[cfe-users] How to have clang ignore gch directories?

Paul Smith via cfe-users cfe-users at lists.llvm.org
Tue Apr 23 12:06:56 PDT 2019


How can I get clang to stop caring about gch directories for
precompiled headers that were created by GCC?

Currently my main build uses GCC and it generates .gch directories:

  $ ls -1d foo_pch*
  foo_pch.h
  foo_pch.h.gch/

When I compile my code using GCC, it works fine:

  $ g++ ... -Winvalid-pch --include=foo_pch.h ...

But then if I try to use tools based on clang with exactly the same
arguments, it throws an error (with or without -Winvalid-pch):

  $ clang++ ... --include=foo_pch.h ...
  error: no suitable precompiled header file found in directory
      './foo_pch.h.gch'
  1 error generated.

Note I'm really not using clang++, I'm using a tool linked with libLLVM
which parses the code, but I get the same behavior there.

Using strace I can see clang first look for .pch then .pth (neither of
which exist, which is fine), and finally .gch.  Apparently clang cannot
parse the GCC-generated precompiled header file.  I don't care if clang
can't read those files, I just want it to include the .h file.

How can I tell clang to just ignore the GCC-specific precompiled
headers, or equivalently ignore precompiled headers altogether?  I
can't delete the gch directories because I need them for my build.
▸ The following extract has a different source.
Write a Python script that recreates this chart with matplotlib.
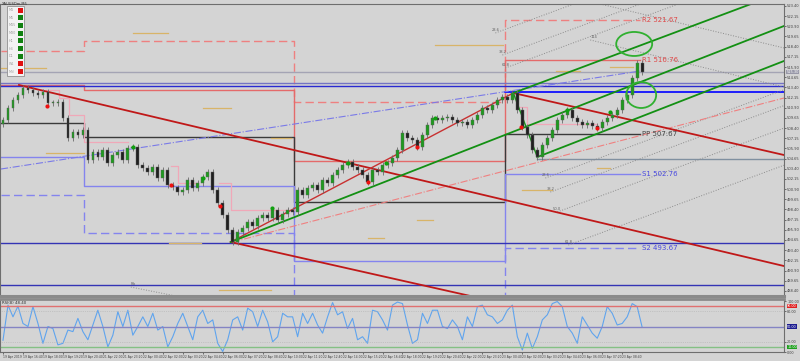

I've
read through the clang docs and can't find any likely-looking options.

It's really frustrating when clang tries to appropriate GCC-specific
options and configurations when it's not actually compatible with them.
It makes modern multi-compiler development so unnecessarily difficult.

FWIW, I'm working with Clang 7.0.1 on GNU/Linux Ubuntu 18.04.